To ensure that our analysis is not skewed by exceptionally high-performing photos, we identify and filter out these outliers. We use the Interquartile Range (IQR) method to find the upper bound. The IQR is a measure of statistical dispersion and is used here to detect outliers.

By removing photos with scores above this upper bound, we focus on the majority of photos, providing a more accurate representation of typical performance.

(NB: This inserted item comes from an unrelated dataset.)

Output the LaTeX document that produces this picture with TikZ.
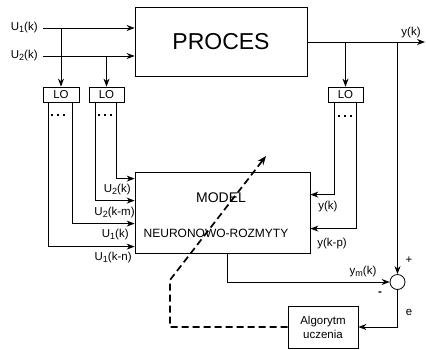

raw_scores = np.array([photo['raw_score'] for photo in filtered_photos])
Q1 = np.percentile(raw_scores, 25)
Q3 = np.percentile(raw_scores, 75)
IQR = Q3 - Q1
upper_bound = Q3 + 1.5 * IQR

filtered_photos = [photo for photo in filtered_photos if photo['raw_score'] <= upper_bound]

Step 7: Normalize Scores

After filtering outliers, we normalize the raw scores to a range of 0 to 100. Normalization allows us to compare the performance of photos on a common scale, making it easier to identify top performers.

We first recalculate the minimum and maximum raw scores from the filtered data. Then, we apply the normalization formula to each photo's raw score.

filtered_raw_scores = np.array([photo['raw_score'] for photo in filtered_photos])
min_raw = filtered_raw_scores.min()
max_raw = filtered_raw_scores.max()

for photo in filtered_photos:
    photo['normalized_score'] = ((photo['raw_score'] - min_raw) / (max_raw - min_raw)) * 100
    photo['days_online'] = int(photo['days_online'])

Step 8: Sort and Display Results

We sort the photos by their normalized scores and print the results. This provides an easy way to see which photos are performing the best.

sorted_photos = sorted(filtered_photos, key=lambda x: x['normalized_score'], reverse=True)
for photo in sorted_photos:
    print(f"Photo URL: https://unsplash.com/photos/{photo['id']}, Days Online: {photo['days_online'] }, Views: {photo['statistics']['views']['total']}, Downloads: {photo['statistics']['downloads']['total']}, Normalized Score: {photo['normalized_score']:.2f}")

The output will look something like this:

Photo URL: https://unsplash.com/photos/kEOpys1hHkc, Days Online: 38, Views: 5035, Downloads: 58, Normalized Score: 100.00
Photo URL: https://unsplash.com/photos/wimuq4MFt34, Days Online: 38, Views: 5004, Downloads: 69, Normalized Score: 99.34
Photo URL: https://unsplash.com/photos/fNb_pAywgts, Days Online: 38, Views: 3869, Downloads: 17, Normalized Score: 75.09
Photo URL: https://unsplash.com/photos/D8ZVdmF8glM, Days Online: 114, Views: 11183, Downloads: 97, Normalized Score: 71.92
Photo URL: https://unsplash.com/photos/kHeTz2vhBQM, Days Online: 37, Views: 3395, Downloads: 27, Normalized Score: 67.27
....

Step 9: Generate a Bar Chart

Finally, we generate a bar chart to visualize the normalized scores of the photos. This helps to quickly identify the top-performing photos.

photo_ids = [photo['id'] for photo in sorted_photos]
normalized_scores = [photo['normalized_score'] for photo in sorted_photos]

plt.figure(figsize=(10, 8))
plt.barh(photo_ids, normalized_scores, color='skyblue')
plt.xlabel('Normalized Score')
plt.ylabel('Photo ID')
plt.title('Normalized Scores of Unsplash Photos')
plt.gca().invert_yaxis()  # Invert y-axis to have the highest score at the top
plt.show()

This is one of the charts generated by the script:

Running the Script

To run the script, ensure you have set the environment variables and then execute:

python uppa.py

You can find the full code in the repository available at lucavallin/uppa.

Conclusion

By analyzing the performance of your photos on Unsplash, you can get extra insights into which photos do best on the website. This script provides a fairly good way (I think?) to check photo performance, helping you make "data-driven" decisions for your photography portfolio.